EXCERPTED from CRASH!

All the world’s a stage,

And all the men and women merely players:

They have their exits and their entrances;

And one man in his time plays many parts.

AS YOU LIKE IT, ACT 2 SCENE 7

Nurse Jackie was right.

Like a family gathered around the kitchen table, the patients who made Unit 58 their home, bonded over meals. Except we were more like a company picnic: separate family units clustered together, sharing stories, laughs, joined by common afflications.

Patients quickly established squatting rights and damned if someone choose to sit in their chair at their spot,. I had chosen my spot because it was the most convenient for me. Located just inside the East door of the dining room, my table was wheel chair accessible. Even after I had graduated from a wheelchair to using a walker, I still sat in the same place. Just like I do now. When I visit my parents I am relegated to the same chair I sat in when I was young.

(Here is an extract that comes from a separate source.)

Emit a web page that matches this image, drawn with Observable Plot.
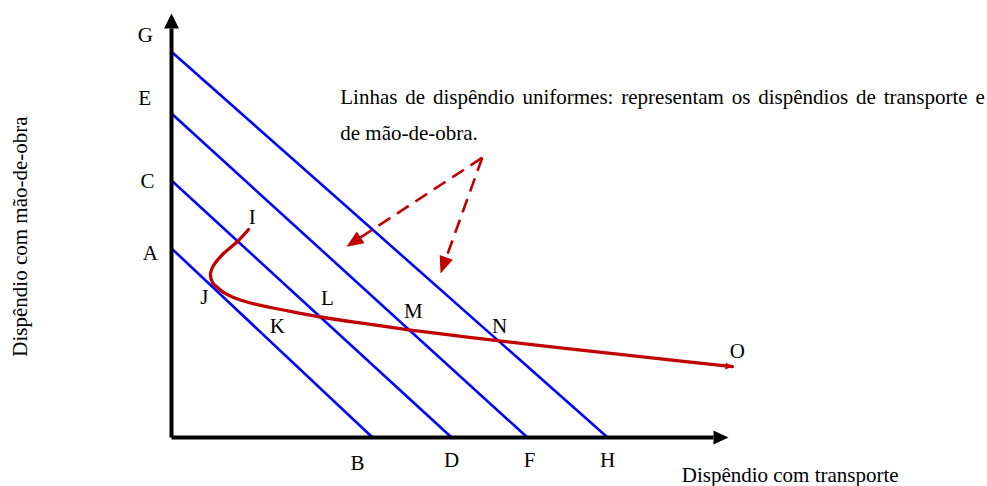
<!DOCTYPE html>
<html><head><meta charset="utf-8">
<script src="https://cdn.jsdelivr.net/npm/d3@7"></script>
<script src="https://cdn.jsdelivr.net/npm/@observablehq/plot@0.6"></script>
<style>body{margin:0;background:#fff}</style>
</head><body><div id="chart"></div>
<script>
// Uniform-expenditure lines: intercepts on the labour (y) and transport (x) axes
const isoStartLabels = ["A", "C", "E", "G"];
const isoEndLabels = ["B", "D", "F", "H"];
const isoYIntercepts = [44.6, 60.6, 76.4, 91.0];
const isoXIntercepts = [36.1, 50.3, 63.9, 78.3];

// Red curve I -> J -> K -> L -> M -> N -> O
const curveX = [13.82, 11.85, 9.34, 7.54, 7.00, 7.36, 8.26, 9.34, 11.13, 14.18, 17.77, 21.36, 26.75, 34.83, 42.91, 50.99, 58.53, 69.84, 84.20, 100.72];
const curveY = [49.06, 46.23, 43.40, 40.57, 38.68, 36.56, 35.38, 34.20, 33.02, 31.72, 30.66, 29.72, 28.42, 26.84, 25.35, 24.01, 22.83, 21.16, 19.06, 16.70];

// Point labels
const pointLabels = ["G", "E", "C", "A", "B", "D", "F", "H", "I", "J", "K", "L", "M", "N", "O"];
const labelX = [-4.7, -4.8, -4.3, -3.8, 33.4, 50.3, 64.3, 78.3, 14.5, 5.9, 19.0, 28.0, 43.4, 58.9, 101.6];
const labelY = [94.8, 80.0, 60.4, 43.4, -6.1, -5.4, -5.4, -5.4, 51.9, 33.0, 26.2, 32.8, 29.7, 26.2, 20.3];

// Annotation and dashed pointer arrows
const noteLines = ["Linhas de dispêndio uniformes: representam os dispêndios de transporte e", "de mão-de-obra."];
const noteX = [30.3, 30.3];
const noteY = [80.2, 71.7];
const pointerStart = [55.8, 66.0];
const pointerTipsX = [31.4, 48.3];
const pointerTipsY = [45.0, 38.7];

const yTitle = "Dispêndio com mão-de-obra";
const xTitle = "Dispêndio com transporte";

// scales (shared with Plot)
const xDomain = [0, 100], xRange = [171, 728];
const yDomain = [0, 100], yRange = [437, 13];
const xs = d3.scaleLinear(xDomain, xRange);
const ys = d3.scaleLinear(yDomain, yRange);

function head(id, tip, from, len, half) {
  const tx = xs(tip[0]), ty = ys(tip[1]), fx = xs(from[0]), fy = ys(from[1]);
  const dx = tx - fx, dy = ty - fy, d = Math.hypot(dx, dy);
  const ux = dx / d, uy = dy / d;
  const bx = tx - ux * len, by = ty - uy * len;
  const pts = [[tx, ty], [bx - uy * half, by + ux * half], [bx + uy * half, by - ux * half]];
  return {
    base: [xs.invert(bx), ys.invert(by)],
    pts: pts.map(([px, py]) => ({id, x: xs.invert(px), y: ys.invert(py)}))
  };
}

const iso = isoYIntercepts.map((y, i) => ({x1: 0, y1: y, x2: isoXIntercepts[i], y2: 0}));
const curve = curveX.map((x, i) => ({x, y: curveY[i]}));
const labels = pointLabels.map((t, i) => ({t, x: labelX[i], y: labelY[i]}));
const notes = noteLines.map((t, i) => ({t, x: noteX[i], y: noteY[i]}));

// axis arrows
const xHead = head("xa", [xDomain[1], 0], [0, 0], 15, 7);
const yHead = head("ya", [0, yDomain[1]], [0, 0], 15, 7.5);
const axes = [
  {x1: 0, y1: 0, x2: xHead.base[0], y2: 0},
  {x1: 0, y1: 0, x2: 0, y2: yHead.base[1]}
];

// pointer arrows
const pointerHeads = pointerTipsX.map((x, i) => head("p" + i, [x, pointerTipsY[i]], pointerStart, 17, 7));
const pointers = pointerHeads.map(h => ({x1: pointerStart[0], y1: pointerStart[1], x2: h.base[0], y2: h.base[1]}));

// tiny head at O end of the curve
const n = curve.length;
const oHead = head("o", [curve[n - 1].x, curve[n - 1].y], [curve[n - 2].x, curve[n - 2].y], 7, 3.5);

const red = "#c00000";
const font = "'Liberation Serif', 'Times New Roman', serif";

const chart = Plot.plot({
  width: 987,
  height: 486,
  margin: 0,
  x: {domain: xDomain, range: xRange, axis: null},
  y: {domain: yDomain, range: yRange, axis: null},
  style: {background: "#fff", fontFamily: font},
  marks: [
    Plot.link(iso, {x1: "x1", y1: "y1", x2: "x2", y2: "y2", stroke: "#0000ff", strokeWidth: 2.6}),
    Plot.link(axes, {x1: "x1", y1: "y1", x2: "x2", y2: "y2", stroke: "#000", strokeWidth: 4}),
    Plot.line([...xHead.pts, ...yHead.pts], {x: "x", y: "y", z: "id", fill: "#000", stroke: "none", curve: "linear"}),
    Plot.line(curve, {x: "x", y: "y", stroke: red, strokeWidth: 3.3, curve: "catmull-rom"}),
    Plot.line(oHead.pts, {x: "x", y: "y", z: "id", fill: red, stroke: "none", curve: "linear"}),
    Plot.link(pointers, {x1: "x1", y1: "y1", x2: "x2", y2: "y2", stroke: red, strokeWidth: 2.6, strokeDasharray: "14,8"}),
    Plot.line(pointerHeads.flatMap(h => h.pts), {x: "x", y: "y", z: "id", fill: red, stroke: "none", curve: "linear"}),
    Plot.text(labels, {x: "x", y: "y", text: "t", fontSize: 21, fill: "#000", textAnchor: "middle", lineAnchor: "middle"}),
    Plot.text(notes, {x: "x", y: "y", text: "t", fontSize: 21, fill: "#000", textAnchor: "start", lineAnchor: "middle"}),
    Plot.text([yTitle], {x: -27.1, y: 47.4, text: d => d, fontSize: 21, fill: "#000", rotate: -90, textAnchor: "middle", lineAnchor: "middle"}),
    Plot.text([xTitle], {x: 91.6, y: -9.0, text: d => d, fontSize: 21, fill: "#000", textAnchor: "start", lineAnchor: "middle"})
  ]
});
// justify the first annotation line like the reference
chart.querySelectorAll("text").forEach(t => {
  if (t.textContent === noteLines[0]) t.setAttribute("word-spacing", "2.6");
});
document.getElementById("chart").appendChild(chart);
</script>
</body></html>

Some patients seemed to gather together merely out of habit and some because they genuinely wanted to be together. Patients quickly formed friendships. For example, a stroke patient, Carl, transferred from Toronto, was extroverted and anything but shy. Carl was in a room just across the hall from mine, Wherever he went on the unit you knew it. He loudly proclaimed his presence. We would deliberately run into walls, laughingly saying it was because he couldn’t properly steer his wheelchair. He became the unit mascot.

He staked a claim at the central table and within two meals one other stroke patient gathered at Jim’s table. And, by the time two days had passed the same group of four men were gathering at every meal, answering Jim’s siren song. The little foursome displaced the patients who had been sitting there.

The foursome were the loudest by far. Like golfing buddies they swapped stories, eating up Carl’s jokes,bragging about their accomplishment in therapy.

Male patients outnumbered female patients three to one: so much for women being the weaker sex. MS, strokes, and other brain injuries dominated the list of complaints that the men experienced. Why men? I bumped into a neighbour recently and he mentioned that he had a stroke that affected his vision. Instead of seeking help when he had the initial symptoms he went to sleep. By the morning it was too late, the damage had been done. Ask any woman and she will tell you “men don’t cry. And, men don’t ask for help,” YEP. I could write a book just about this topic. But there are already plenty of good ones already.